Lust Poems: Exploring Desire’s Raw Depth
Lust arrives without warning, a sudden heat that flares and fades before language can trap it. In the space of a heartbeat it blooms, burns, and vanishes, leaving only the scent of smoke. Short poems mirror that urgency: they strike, they smolder, they let go.

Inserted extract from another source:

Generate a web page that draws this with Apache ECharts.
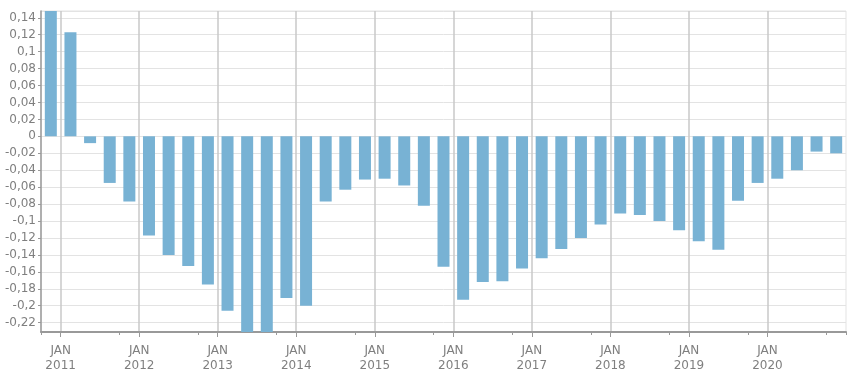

Because brevity refuses apology, it honors desire’s instinctive bluntness. A handful of lines can cup the spark without cooling it, letting readers feel the singe on their own skin.
Poem 1: “Strike”
Match-head hiss
against your throat—
we ignite, then
darken to afterglow.
The poem treats lust as friction: one surface dragged across another until both catch fire. The quick extinction into “afterglow” admits that some hungers burn brightest when they exhaust themselves.
Poem 2: “Salt Loop”
I taste the ocean
on your shoulder—
wave retreats,
wave returns.
Desire here is tidal, repetitive, never quite satisfied. The speaker’s tongue traces a private shoreline where each withdrawal promises another surge, mapping endless appetite onto skin.
Poem 3: “Hourglass”
Your fingers
tip my chin—
sand pauses,
then spills faster.
A single touch tilts time itself; the poem collapses foreplay and finitude into one gesture. Lust becomes an hourglass we keep flipping, craving the rush even as we watch it run out.
Poem 4: “Velvet Hour”
Midnight kneels
between our ribs—
a dark bell
that only beats.
Night is personified as both servant and cathedral, its pulse echoing inside the lovers. The bell that “only beats” suggests worship stripped of prayer, a sacred rhythm made entirely of want.
Poem 5: “Ember Tongue”
We speak
in smoke signals—
each sigh
curls into the next.
Language gives way to exhalation; conversation becomes combustion. The poem finds intimacy where words dissolve into heat haze, proving that lust sometimes communicates best when it barely speaks.
These five flashes show how concise verses can cradle an intensity that longer forms might dilute. They do not explain lust; they enact it—sudden, luminous, gone.
Carry them like matches in a pocket: knowing the strike is brief makes the spark feel endless.